Retailers have a more positive outlook and feel safer a year on from the riots in England that ripped apart many high streets and caused millions of pounds worth of damage to stores.

Almost two-fifths (39%) of retailers surveyed by the Association of Convenience Stores said they would describe their community as safer than a year ago whereas just 22% felt less safe.

Forty-two per cent said the riots and the aftermath had brought their community together and that it was more united, compared with 14% who believed the trouble had had a divisive impact.

“A year ago, retailers shared fear and miscomprehension about the violence inflicted on shops in cities across the country,” said ACS chief executive James Lowman. “Very quickly they were heartened by the way communities came together to repair damage and rebuild community spirit that could have been destroyed.”

The survey also revealed that the violence had encouraged retailers to become more engaged in community projects and to work more closely with the police, said Lowman. Half the retailers said they were now working with police and two-thirds with community support officers.
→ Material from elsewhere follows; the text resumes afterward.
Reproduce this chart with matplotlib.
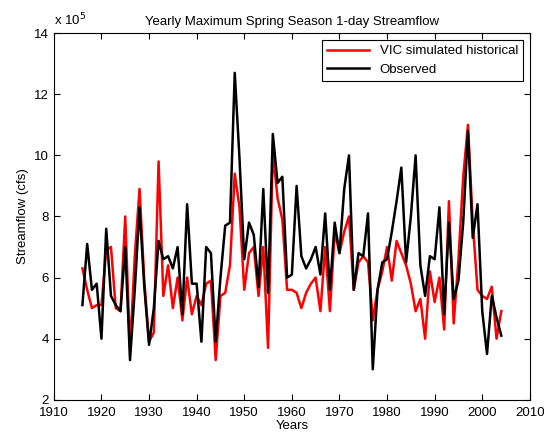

Seventy per cent said they were now involved in community initiatives such as collecting money for charity, supporting community events or providing sponsorship for local sports teams.

“These insights suggest that it is the aftermath, rather than the riots themselves, that has had the more telling impact on local shop owners,” added Lowman.

“It is also heartening to see that retailers are more engaged with local police and that more retailers than ever before are engaged in structured community events.”

The three nights of civil unrest last August are understood to have cost the UK taxpayer more than £300m.